In a somewhat sick twist of irony that seems typical of this government after the ATOS paralympics sponsorsip, Ian Duncan-Smith’s workfare schemes are to be extended to disabled people who have been placed in the Work Related Activity Group (wrag) by ATOS, where they are expected to be able to find some kind of work and already have some conditionality attached to their benefits. Those with the most serious disabilities who are next expected to look for work are placed in the Support Group.
These placements – unlike workfare for unemployed people – will not have a time limit, and in theory disabled people could be forced to work forever, and if they say no then they’ll lose 70% of their benefits for an unlimited period – leaving someone with just £28/week. There are already stories of disabled people being sent on placements that are unsuitable for their health.
Paddy Murphy from Disabled People Against Cuts said
Disabled people will be forced to work (under threat of sanctions) for free for the very charities and public bodies who claim to represent them and their interests. meanwhile, nothing is being done to address the barriers to employment, including accessible transport, inaccessible workplace environments and employers attitudes.
Benefits claimants, including disabled people and young people are being used as free labour to plug the gaps made by cuts to public services and the voluntary sector. at the same time, countless multinational companies aviod paying their fair share of taxes, which if collected as they should be, would fund these services fully.
With so many challenges to the decisions to place people in the WRAG being overturned, disabled people with be forced into work when clearly they shouldnt be there. this is potentially harmful, and without justification.
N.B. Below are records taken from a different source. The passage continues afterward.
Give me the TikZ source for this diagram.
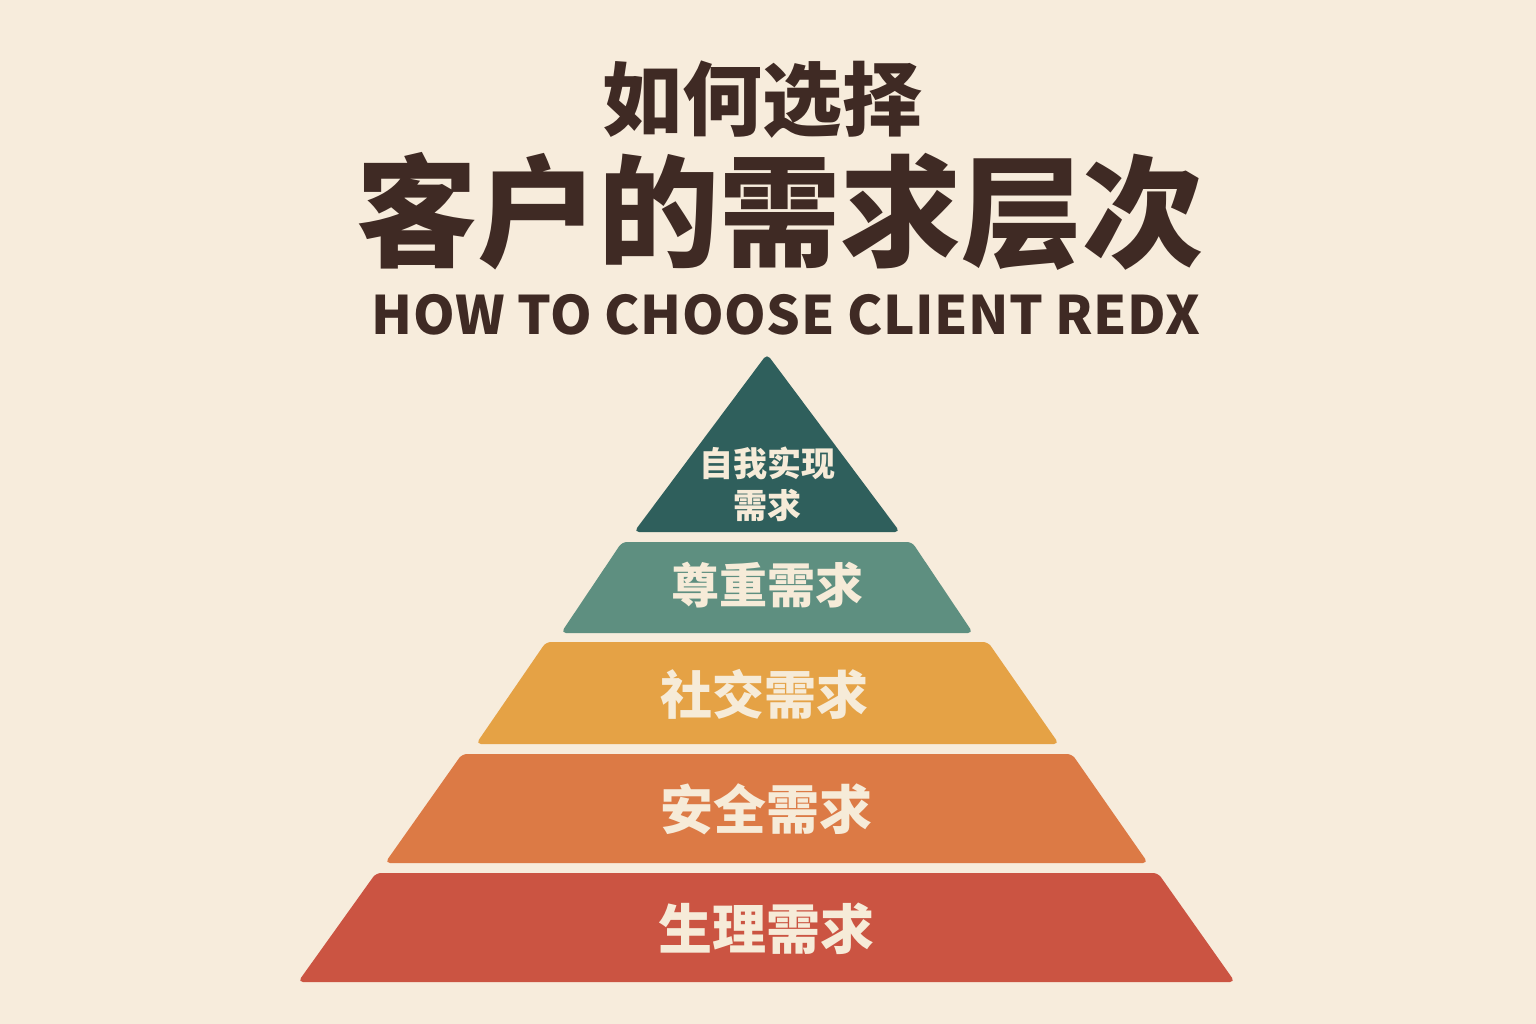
\documentclass[tikz,border=0pt]{standalone}
\usepackage{fontspec}
\newfontfamily\cjk{Noto Sans CJK SC}
\newfontfamily\latinsp[LetterSpace=1]{Noto Sans CJK SC}
\definecolor{bg}{HTML}{F7ECDC}
\definecolor{ink}{HTML}{3F2A24}
\definecolor{cream}{HTML}{F6EBD8}
\definecolor{cA}{HTML}{2F5F5C}
\definecolor{cB}{HTML}{5E8F80}
\definecolor{cC}{HTML}{E5A245}
\definecolor{cD}{HTML}{DC7A45}
\definecolor{cE}{HTML}{CB5442}
\begin{document}
\begin{tikzpicture}[x=1pt,y=-1pt,
  layer/.style={rounded corners=5pt, draw=none},
  lbl/.style={text=cream, font=\cjk\bfseries, inner sep=0pt, align=center},
  ttl/.style={text=ink, inner sep=0pt}]
\fill[bg] (0,0) rectangle (1536,1024);
\useasboundingbox (0,0) rectangle (1536,1024);
% titles
\node[ttl, font=\cjk\bfseries\fontsize{80}{80}\selectfont] (t1) at (762,100) {如何选择};
\node[ttl, font=\cjk\bfseries\fontsize{121}{121}\selectfont] (t2) at (780,211) {客户的需求层次};
\node[ttl, font=\latinsp\bfseries\fontsize{53}{53}\selectfont] (t3) at (786,315) {HOW TO CHOOSE CLIENT REDX};
% pyramid layers
\fill[layer, cA] (767,354) -- (900,532) -- (634,532) -- cycle;
\fill[layer, cB] (622,542) -- (912,542) -- (973,633) -- (561,633) -- cycle;
\fill[layer, cC] (546,642) -- (988,642) -- (1059,744) -- (476,744) -- cycle;
\fill[layer, cD] (462,754) -- (1072,754) -- (1148,863) -- (385,863) -- cycle;
\fill[layer, cE] (376,873) -- (1158,873) -- (1235,982) -- (298,982) -- cycle;
% labels
\node[lbl, font=\cjk\bfseries\fontsize{34}{42}\selectfont] (l1) at (767,484) {自我实现\\需求};
\node[lbl, font=\cjk\bfseries\fontsize{48}{48}\selectfont] (l2) at (767,585) {尊重需求};
\node[lbl, font=\cjk\bfseries\fontsize{52}{52}\selectfont] (l3) at (764,694) {社交需求};
\node[lbl, font=\cjk\bfseries\fontsize{53}{53}\selectfont] (l4) at (766,809) {安全需求};
\node[lbl, font=\cjk\bfseries\fontsize{54}{54}\selectfont] (l5) at (766,929) {生理需求};
\end{tikzpicture}
\end{document}
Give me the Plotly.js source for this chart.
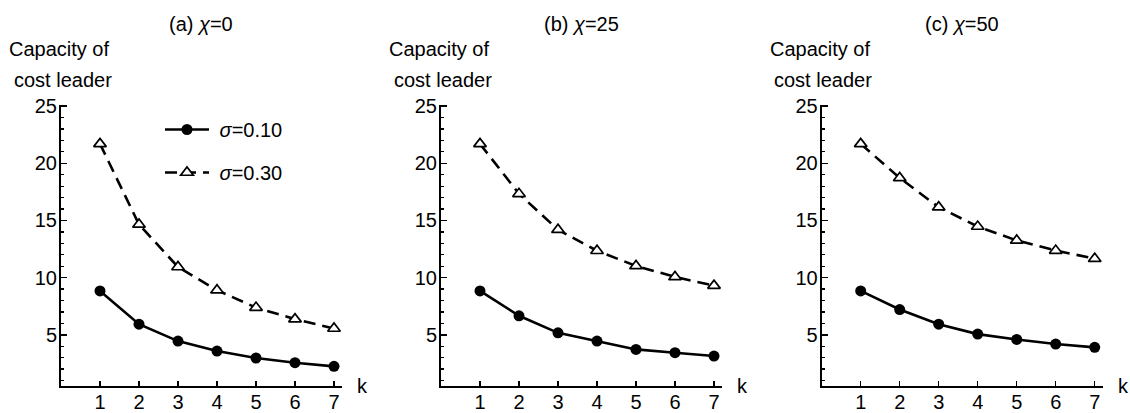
<!DOCTYPE html>
<html>
<head>
<meta charset="utf-8">
<script src="https://cdn.plot.ly/plotly-3.0.1.min.js"></script>
<style>
  html, body { margin: 0; padding: 0; background: #fff; }
  #chart { width: 1130px; height: 413px; }
</style>
</head>
<body>
<div id="chart"></div>
<script>
// Number of followers k
const k = [1, 2, 3, 4, 5, 6, 7];

// Capacity of the cost leader, chi = 0
const chi0Sigma010 = [8.84, 5.93, 4.45, 3.58, 2.97, 2.56, 2.24];
const chi0Sigma030 = [21.7, 14.65, 10.93, 8.9, 7.38, 6.37, 5.55];

// chi = 25
const chi25Sigma010 = [8.84, 6.66, 5.17, 4.45, 3.72, 3.43, 3.14];
const chi25Sigma030 = [21.7, 17.33, 14.19, 12.35, 11.02, 10.06, 9.3];

// chi = 50
const chi50Sigma010 = [8.84, 7.21, 5.93, 5.06, 4.59, 4.19, 3.9];
const chi50Sigma030 = [21.7, 18.72, 16.16, 14.47, 13.25, 12.37, 11.66];

const panelTitles = ['(a) <i>χ</i>=0', '(b) <i>χ</i>=25', '(c) <i>χ</i>=50'];
const seriesNames = ['\u00a0<i>σ</i>=0.10', '\u00a0<i>σ</i>=0.30'];
const yTickVals = [5, 10, 15, 20, 25];

const W = 1130, H = 413;
const FONT = 'Liberation Sans, Arial, sans-serif';
const FS = 20;

// Plot-area pixel boxes for the three panels
const left = [61, 441, 821.7];
const plotW = 280.8;
const plotTop = 105, plotBottom = 386;

const panels = [
  [chi0Sigma010, chi0Sigma030],
  [chi25Sigma010, chi25Sigma030],
  [chi50Sigma010, chi50Sigma030]
];

const traces = [];
panels.forEach((pair, i) => {
  const ax = i === 0 ? '' : String(i + 1);
  traces.push({
    x: k, y: pair[0], xaxis: 'x' + ax, yaxis: 'y' + ax,
    type: 'scatter', mode: 'lines+markers',
    name: seriesNames[0], legendgroup: 'g1', showlegend: i === 0,
    line: { color: '#000', width: 2.6 },
    marker: { symbol: 'circle', size: 11, color: '#000' }
  });
  traces.push({
    x: k, y: pair[1], xaxis: 'x' + ax, yaxis: 'y' + ax,
    type: 'scatter', mode: 'lines+markers',
    name: seriesNames[1], legendgroup: 'g2', showlegend: i === 0,
    line: { color: '#000', width: 2.6, dash: '12px,7px' },
    marker: { symbol: 'triangle-up', size: 11, color: '#fff', line: { color: '#000', width: 1.7 } }
  });
});

const layout = {
  width: W, height: H,
  margin: { l: 0, r: 0, t: 0, b: 0 },
  paper_bgcolor: '#fff', plot_bgcolor: '#fff',
  font: { family: FONT, size: FS, color: '#000' },
  showlegend: true,
  legend: {
    x: 160 / W, y: 1 - 110 / H, xanchor: 'left', yanchor: 'top',
    bgcolor: 'rgba(0,0,0,0)', borderwidth: 0, itemwidth: 44,
    font: { family: FONT, size: FS, color: '#000' },
    traceorder: 'grouped', tracegroupgap: 14
  },
  annotations: []
};

const yDom = [1 - plotBottom / H, 1 - plotTop / H];

left.forEach((lx, i) => {
  const ax = i === 0 ? '' : String(i + 1);
  const xd = [lx / W, (lx + plotW) / W];
  layout['xaxis' + ax] = {
    domain: xd, anchor: 'y' + ax,
    range: [0, 7.2], tickvals: k, ticks: 'inside', ticklen: 5, tickwidth: 1.5,
    tickcolor: '#000', showline: true, linecolor: '#000', linewidth: 2,
    showgrid: false, zeroline: false, fixedrange: true, ticklabelstandoff: -3,
    tickfont: { family: FONT, size: FS, color: '#000' }
  };
  layout['yaxis' + ax] = {
    domain: yDom, anchor: 'x' + ax,
    range: [0.52, 25.1], tickvals: yTickVals, ticks: 'inside', ticklen: 6, tickwidth: 1.5,
    tickcolor: '#000', showline: true, linecolor: '#000', linewidth: 2,
    showgrid: false, zeroline: false, fixedrange: true, ticklabelstandoff: -2,
    minor: { dtick: 1, tick0: 0, ticks: 'inside', ticklen: 3, tickwidth: 1.2, tickcolor: '#000', showgrid: false },
    tickfont: { family: FONT, size: FS, color: '#000' }
  };
  const cx = (lx + plotW / 2) / W;
  // Panel heading
  layout.annotations.push({
    xref: 'paper', yref: 'paper', x: cx, y: 1 - 24 / H,
    xanchor: 'center', yanchor: 'middle', showarrow: false,
    text: panelTitles[i], font: { family: FONT, size: FS, color: '#000' }
  });
  // Y-axis caption, two lines
  layout.annotations.push({
    xref: 'paper', yref: 'paper', x: (lx - 2) / W, y: 1 - 49 / H,
    xanchor: 'center', yanchor: 'middle', showarrow: false,
    text: 'Capacity of', font: { family: FONT, size: FS, color: '#000' }
  });
  layout.annotations.push({
    xref: 'paper', yref: 'paper', x: (lx + 1.5) / W, y: 1 - 80 / H,
    xanchor: 'center', yanchor: 'middle', showarrow: false,
    text: 'cost leader', font: { family: FONT, size: FS, color: '#000' }
  });
  // X-axis caption at the end of the axis
  layout.annotations.push({
    xref: 'paper', yref: 'paper', x: (lx + plotW + 21) / W, y: 1 - plotBottom / H,
    xanchor: 'center', yanchor: 'middle', showarrow: false,
    text: 'k', font: { family: FONT, size: FS, color: '#000' }
  });
});

Plotly.newPlot('chart', traces, layout, { displayModeBar: false, staticPlot: true });
</script>
</body>
</html>
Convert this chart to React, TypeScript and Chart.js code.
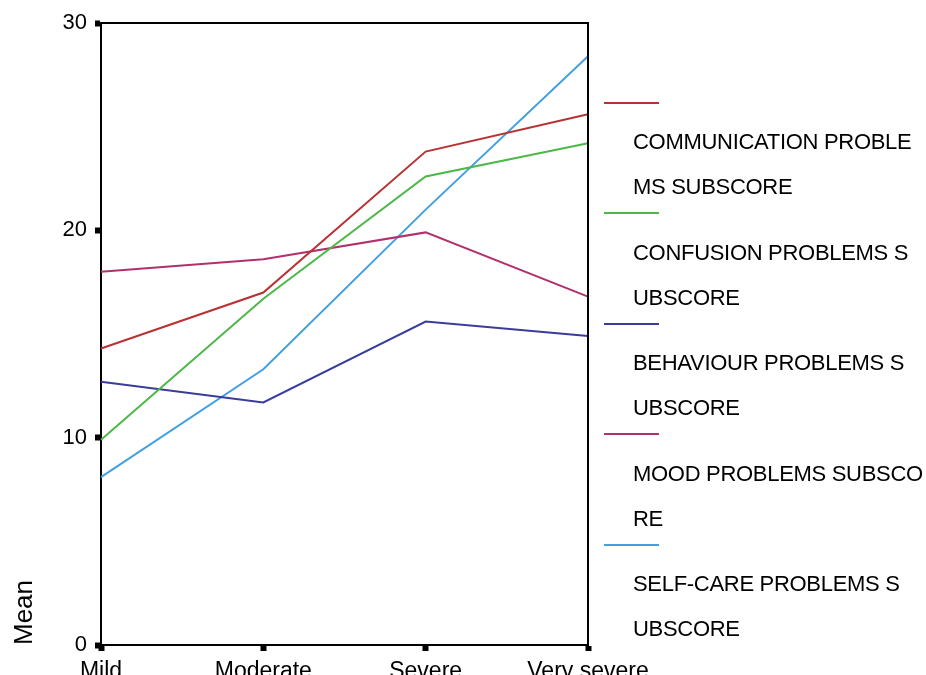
import React, { useEffect, useRef } from "react";
import { Chart, registerables } from "chart.js";

Chart.register(...registerables);

const categories = ["Mild", "Moderate", "Severe", "Very severe"];
const seriesNames = [
  "COMMUNICATION PROBLEMS SUBSCORE",
  "CONFUSION PROBLEMS SUBSCORE",
  "BEHAVIOUR PROBLEMS SUBSCORE",
  "MOOD PROBLEMS SUBSCORE",
  "SELF-CARE PROBLEMS SUBSCORE",
];
const legendLines = [
  ["COMMUNICATION PROBLE", "MS SUBSCORE"],
  ["CONFUSION PROBLEMS S", "UBSCORE"],
  ["BEHAVIOUR PROBLEMS S", "UBSCORE"],
  ["MOOD PROBLEMS SUBSCO", "RE"],
  ["SELF-CARE PROBLEMS S", "UBSCORE"],
];
const communication = [14.3, 17.0, 23.8, 25.6];
const confusion = [9.9, 16.7, 22.6, 24.2];
const behaviour = [12.7, 11.7, 15.6, 14.9];
const mood = [18.0, 18.6, 19.9, 16.8];
const selfCare = [8.1, 13.3, 21.0, 28.4];
const seriesValues = [communication, confusion, behaviour, mood, selfCare];
const colors = ["#b83234", "#4cb848", "#3b3b9b", "#b2306b", "#42a0e2"];
const yTicks = [0, 10, 20, 30];

const FONT = "'Liberation Sans', Arial, sans-serif";

const framePlugin = {
  id: "frame",
  afterDatasetsDraw(chart: any) {
    const { ctx, chartArea } = chart;
    ctx.save();
    ctx.strokeStyle = "#000";
    ctx.lineWidth = 2;
    ctx.beginPath();
    ctx.moveTo(chartArea.left, chartArea.top);
    ctx.lineTo(chartArea.right, chartArea.top);
    ctx.lineTo(chartArea.right, chartArea.bottom);
    ctx.stroke();
    ctx.restore();
  },
};

export default function App() {
  const ref = useRef<HTMLCanvasElement | null>(null);

  useEffect(() => {
    if (!ref.current) return;
    const chart = new Chart(ref.current, {
      type: "line",
      data: {
        labels: categories,
        datasets: seriesNames.map((name, i) => ({
          label: name,
          data: seriesValues[i],
          borderColor: colors[i],
          backgroundColor: colors[i],
          borderWidth: 2,
          pointRadius: 0,
          tension: 0,
          fill: false,
        })),
      },
      options: {
        animation: false,
        responsive: false,
        layout: { padding: { top: 23, right: 72, left: 0, bottom: 0 } },
        plugins: { legend: { display: false }, tooltip: { enabled: false } },
        scales: {
          x: {
            type: "category",
            offset: false,
            afterFit: (s: any) => {
              s.height = 55;
            },
            border: { display: true, color: "#000", width: 2 },
            grid: {
              drawOnChartArea: false,
              drawTicks: true,
              tickLength: 6,
              tickWidth: 6,
              tickColor: "#000",
            },
            ticks: {
              color: "#000",
              padding: 7,
              maxRotation: 0,
              autoSkip: false,
              font: { family: FONT, size: 23 },
            },
          },
          y: {
            min: 0,
            max: 30,
            afterFit: (s: any) => {
              s.width = 101;
            },
            afterBuildTicks: (s: any) => {
              s.ticks = yTicks.map((v) => ({ value: v }));
            },
            border: { display: true, color: "#000", width: 2 },
            grid: {
              drawOnChartArea: false,
              drawTicks: true,
              tickLength: 6,
              tickWidth: 6,
              tickColor: "#000",
            },
            ticks: {
              color: "#000",
              padding: 8,
              font: { family: FONT, size: 22 },
            },
            title: {
              display: true,
              text: "Mean",
              align: "start",
              color: "#000",
              padding: { top: 9, bottom: 0 },
              font: { family: FONT, size: 26 },
            },
          },
        },
      },
      plugins: [framePlugin],
    } as any);
    return () => chart.destroy();
  }, []);

  return (
    <div
      style={{
        position: "fixed",
        left: 0,
        top: 0,
        width: 926,
        height: 675,
        overflow: "hidden",
        background: "#fff",
      }}
    >
      <canvas ref={ref} width={660} height={700} style={{ position: "absolute", left: 0, top: 0 }} />
      {legendLines.map((lines, i) => {
        const lineY = 102.7 + i * 110.5;
        return (
          <React.Fragment key={i}>
            <div
              style={{
                position: "absolute",
                left: 604,
                top: lineY - 1,
                width: 55,
                height: 2,
                background: colors[i],
              }}
            />
            <div
              style={{
                position: "absolute",
                left: 633,
                top: lineY + 16.5,
                fontFamily: FONT,
                fontSize: 22,
                letterSpacing: "-0.3px",
                lineHeight: "45px",
                color: "#000",
                whiteSpace: "nowrap",
              }}
            >
              {lines.map((t, j) => (
                <div key={j}>{t}</div>
              ))}
            </div>
          </React.Fragment>
        );
      })}
    </div>
  );
}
ATOS’ shocking record on getting their assessments right – nearly half of their decisions are appealed with 40% of appeals being successful, a number that rises when advocates or solicitors get involved to at least 70% – many people who are placed in the wrag should be in the support group (where there is no conditionality to look for work), but they could find themselves forced to undertake a job that will cause their condition to worsen. The British Medical Association has called for the test to be scrapped.
The news that workfare is to be extended has seen Cancer Research UK withdraw from the schemes, the prospect of cancer patients being sent to work in their stores was perhaps too much for them to stomach. British Heart Foundation have already taken steps away from workfare, and this may see them withdraw entirely. Scope have said they are urgently reviewing their involvement with the schemes. It is highly likely that more charities will withdraw as the schemes they take part in start to affect the people they are supposed to help. The Boycott Workfare week of action that starts on 8th December is focused on charities involvement in these schemes.
The schemes that disabled people will be forced onto are the Work Programme and Mandatory Work Activity. Results from the work programme’s first 14 months are shocking. Participation in the scheme actually reduces your chance of finding work. Without any action, it was expected that around 5% of people would find work for 6 months or more. With the “help” of the work programme, just 2.5% managed to. 24% of people found some work, but without any “help” this would have been 28%.
For disabled people the results from the Work Programme have been even worse, with only 1,000 people finding work for more than 3 months, just 1% of referrals to the scheme. Yet despite this, it is the work programme most ESA claimants will find themselves forced to participate in.
Steve Harry, an employment adviser and a board member of Disability Cornwall, who has 15 years’ experience of helping disabled people into work, said he was not surprised by the poor results. He said he believed the Work Programme was doomed to fail disabled people and other job-seekers.
Harry said the payment-by-results model meant providers focused on how cheaply they could deliver support and “getting results and getting job outcomes as quickly as possible”.
The Work Programme does an awful lot if what you need is a CV and how to apply for jobs. If you need more than that it doesn’t really meet your needs.
It is not really a serious attempt to help people with significant disabilities back into work.
Mandatory Work Activity has had similarly poor results, showing no effect on employment levels but worryingly increasing the level of disability benefit claims, suggesting that some people with an illness or disability who ATOS deemed fit for work had their conditions worsened by the forced participation in the scheme.
With just 35 out of 1,000 sacked remploy workers back in a job, it is clear that disabled people will have a particularly hard time finding a job at the moment. To force people to work unpaid is shocking anyway, to do so with the pretense that this will help them to find work is just cruel.
Join us on Saturday 8th December to demonstrate against workfare and the failing work programme. Meet at 2pm outside the new Poundland on Corporation Street. If we decide to visit other shops participating in workfare, we will decide on the day and any route will take into account accessibility needs. Birmingham City Centre is step free and there are a number of workfare profiteers within a few hundred yards of poundland.